Wouldn’t it be convenient if your readers could engage with your content whilst on their morning jog, making breakfast or driving to work, all without detriment to their routine? That’s the thinking behind text-to-speech engine Amazon Polly, unveiled in 2016. Sure, text-to-speech has existed in mainstream media for the best part of two decades, but it’s struggled to catch on in the mainstream, mainly due to its lack of naturalistic expression. However, with a company the size of Amazon behind it, Polly represents a massive leap forward in text-to-speech technology, as it’s by far the closest we’ve come to a realistic human voice in multiple languages.

Publishers’ interest in text-to-speech stems from consumers now listening to an average of around 17 hours of audio per week:

Average time spent listening to audio

So while audio still doesn’t compete with text or video, it’s quickly becoming a contender. Its convenience serves as a real asset.

Amazon Polly uses “advanced deep learning technologies to synthesize speech that sounds like a human voice”, which makes consuming journalism as audio all the more appealing. It’s a flexible service, with dozens of realistic voices across a variety of languages and even multiple speaking styles: “a Newscaster reading style that is tailored to news narration use cases and a Conversational speaking style which can be used for many use cases including telephony applications.” This hints at the future possibilities of Polly. That it was developed by a company as large as Amazon suggests a serious degree of support and resource for the application, so it only stands to develop and improve from this point. With that in mind, publishers looking to implement audio on-site or efficiently produce a new podcast may have just found their dream tool.

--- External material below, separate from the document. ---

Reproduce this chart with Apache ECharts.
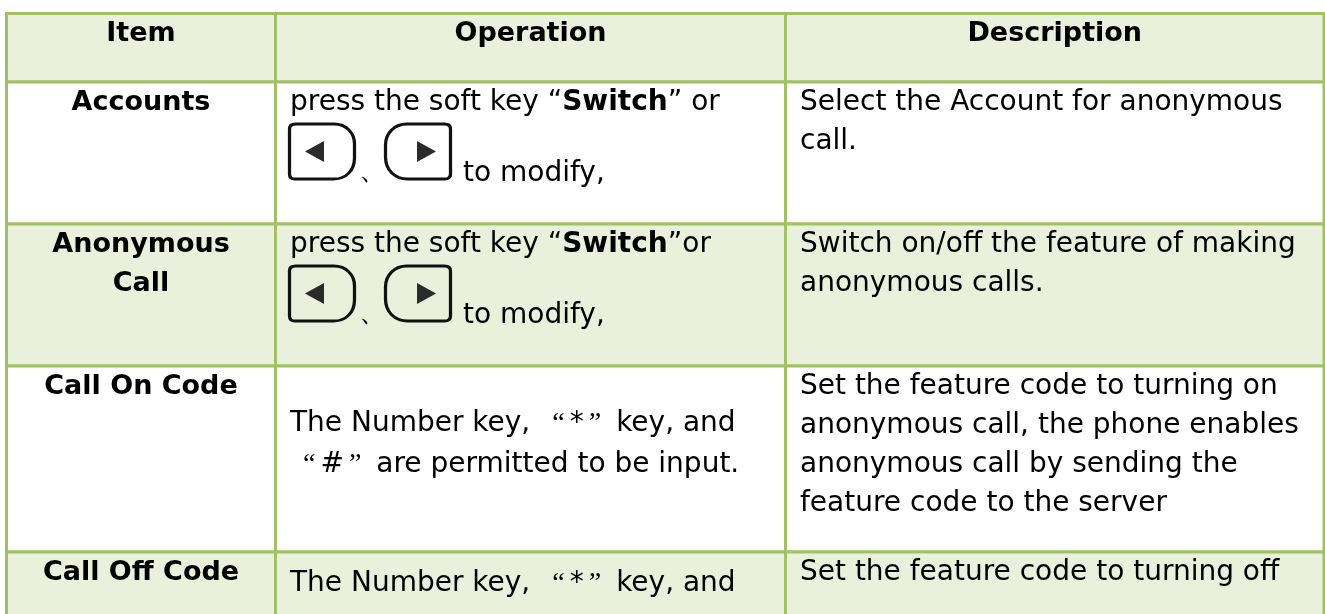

Reuters Institute for Journalism recently published a report entitled The Future of Voice and the Implications for News, in which it reveals that purchases of voice-activated speakers such as Amazon’s Alexa are growing faster than smartphones and tablets at a similar stage. The use of voice-activated speakers in the US, UK and Germany has doubled in the last year

Mathematics client The Face already integrates audio with its content. It boasts a bespoke audio player, currently used for specific features which are enhanced by audio, such as a transcription of songwriter and poet Arlo Parks’ ode to London:

The Face audio player

Amazon’s Polly could be an asset to your publication; the tool could dictate to users any article they wish, rather than specific features. Perhaps you pride yourself on the breadth of your coverage – Polly’s multiple language functionalities could be instrumental in expanding your readership.

Despite this explosive growth, the most effective audio monetisation strategy for publishers is still contested. One solution involves “a sponsorship message at the beginning of the listening experience. Esra Celebi for Purple Publish suggests “a 15 or 30-second ad could be one quick and easy way to generate revenue from audio content” but in reality most publishers won’t be able to put much sales resource into this area yet. Programmatic audio advertising is here, however, with Google rolling out audio ads to DoubleClick Bid Manager last year.

In all likelihood, much of the text-to-speech innovation built on Amazon’s Polly is still ahead of us. But, small-to-medium publishers would do well to start paying attention to the tool now. Audio is a tested and trusted way of consuming content and audio consumption is growing because consumers are rapidly realising its benefits. Whether you work for a blog or an internationally-renowned newsroom, audio is here to stay, and publishers would do well to take it seriously.